Twelve-hour days with my kids' constant demands for attention, overseeing 29 "food interactions" per day, refereeing approximately 4 hours of fighting a day, cleaning up at least 1 potty mess and 1 blood mess per day in addition to helping little ones in the bathroom all day, penny pinching and frugal cooking, unexpected bills, listening to ear-shattering screaming and living among these hyperactive ones, along with the endless household chores leave me feeling emotionally ragged and physically exhausted at the end of almost every day.
I often wonder if I have what it takes to finish what we've started in parenting.

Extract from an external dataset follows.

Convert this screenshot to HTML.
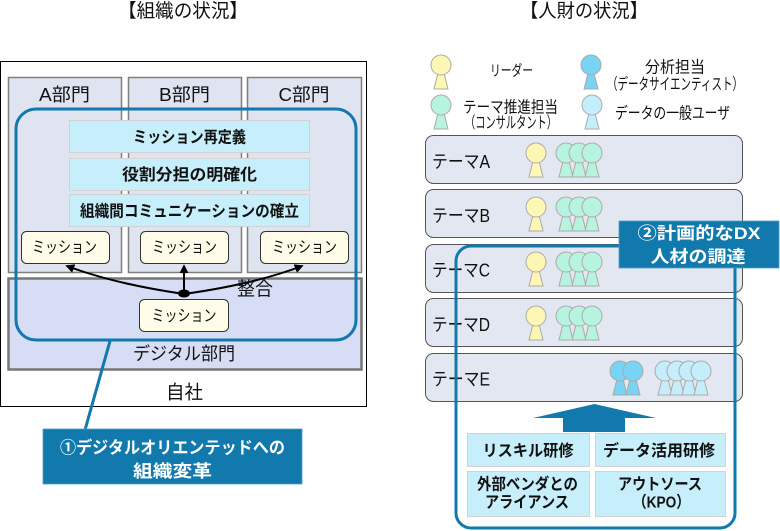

My life may look good online (cue Brad Paisley's hysterical song "Online" here), but it often feels like a train wreck to me.
The good news is that my God is big enough for this mess.
He doesn't need me to be a perfect Christian, a perfect mom, a perfect wife, housekeeper, or blogger.
In the weak things of this world, His strength is displayed more gloriously.
He gets the credit, not me, because I can't do this without Him.
I don't need to pretend that I have it all together, because I don't.
None of us do.
But He does and He's the One I can go to for help.
So, when you read here, and share a peek at the pics of our life and consider my ramblings, keep in mind that the joyous things I share here are my efforts at digging for jewels in my difficult days.
A way of being thankful in the midst of struggle.
For every beautiful picture I put up of a kid with a cheesy smile, there could have also been one of a child screaming or frowning or disobeying.
Behind all of this fun, there are flaws!
(The kids playing "Sleeping in a Camper" one day. Of course it was probably only 5 minutes into the game that someone was kicking or screaming....or both!)